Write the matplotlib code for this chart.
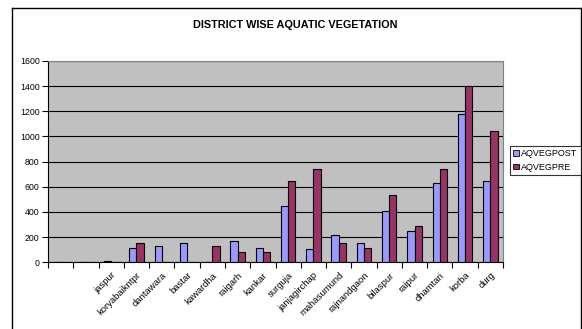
import matplotlib
matplotlib.use("Agg")
import matplotlib.pyplot as plt
from matplotlib.lines import Line2D
from matplotlib.patches import Patch
import numpy as np

plt.rcParams['font.family'] = ['Liberation Sans', 'DejaVu Sans']

districts = ["", "", "jaspur", "koryabaikntpr", "dantawara", "bastar", "kawardha",
             "raigarh", "kankar", "surguja", "janjagirchap", "mahasumund",
             "rajnandgaon", "bilaspur", "raipur", "dhamtari", "korba", "durg"]
aqveg_post = [0, 0, 10, 115, 130, 150, 0, 170, 110, 450, 105, 220, 155, 410, 250, 630, 1175, 645]
aqveg_pre = [0, 0, 0, 150, 0, 0, 130, 85, 85, 650, 745, 155, 110, 535, 290, 745, 1405, 1040]
y_ticks = [0, 200, 400, 600, 800, 1000, 1200, 1400, 1600]

W, H = 582, 329
fig = plt.figure(figsize=(W / 100, H / 100), dpi=100)
fig.patch.set_facecolor("white")

ax = fig.add_axes([48 / W, 1 - 262.3 / H, (503 - 48) / W, (262.3 - 61) / H])
ax.set_facecolor("#C0C0C0")

x = np.arange(len(districts))
bw = 1 / 3.5
ax.bar(x - bw / 2, aqveg_post, width=bw, color="#9999FF", edgecolor="black", linewidth=0.8,
       label="AQVEGPOST", zorder=3)
ax.bar(x + bw / 2, aqveg_pre, width=bw, color="#993366", edgecolor="black", linewidth=0.8,
       label="AQVEGPRE", zorder=3)

ax.set_xlim(-0.5, len(districts) - 0.5)
ax.set_ylim(0, 1600)
ax.set_yticks(y_ticks)
ax.set_yticklabels([str(v) for v in y_ticks], fontsize=6.3)
ax.yaxis.grid(True, color="black", linewidth=0.8, zorder=1)
ax.set_axisbelow(True)

ax.set_xticks(np.arange(len(districts) + 1) - 0.5, minor=False)
ax.set_xticklabels([])
ax.set_xticks(x, minor=True)
ax.set_xticklabels(districts, minor=True, rotation=45, ha="right", va="top",
                   rotation_mode="anchor", fontsize=6.8)
ax.tick_params(axis="x", which="minor", length=0, pad=6)
ax.tick_params(axis="x", which="major", length=4, width=0.8, direction="out", color="black")
ax.tick_params(axis="y", length=4, width=0.8, direction="out", pad=2)

for s in ["top", "right"]:
    ax.spines[s].set_color("#808080")
    ax.spines[s].set_linewidth(0.8)
for s in ["left", "bottom"]:
    ax.spines[s].set_color("black")
    ax.spines[s].set_linewidth(0.8)

fig.text(295 / W, 1 - 25 / H, "DISTRICT WISE AQUATIC VEGETATION", ha="center", va="center",
         fontsize=7.8, fontweight="bold")

# chart border
lw = 1.0
fig.add_artist(Line2D([12 / W, 12 / W], [0, 1 - 8 / H], color="black", linewidth=lw))
fig.add_artist(Line2D([12 / W, 580.5 / W], [1 - 8 / H, 1 - 8 / H], color="black", linewidth=lw))
fig.add_artist(Line2D([580.5 / W, 580.5 / W], [0, 1 - 8 / H], color="black", linewidth=lw))

handles = [Patch(facecolor="#9999FF", edgecolor="black", linewidth=0.6),
           Patch(facecolor="#993366", edgecolor="black", linewidth=0.6)]
leg = fig.legend(handles, ["AQVEGPOST", "AQVEGPRE"], loc="center",
                 bbox_to_anchor=(545.5 / W, 1 - 160.5 / H), fontsize=6.5,
                 handlelength=0.6, handleheight=0.6, handletextpad=0.3,
                 borderpad=0.4, labelspacing=0.5, fancybox=False, frameon=True)
leg.get_frame().set_edgecolor("black")
leg.get_frame().set_linewidth(0.8)

fig.savefig("out.png", dpi=100)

- [Given task]: Look for "matplotlib" and pull out every line that has it.

- [Exercise result]:
Write the matplotlib code for this chart.
import matplotlib
matplotlib.use("Agg")
import matplotlib.pyplot as plt
from matplotlib.lines import Line2D
from matplotlib.patches import Patch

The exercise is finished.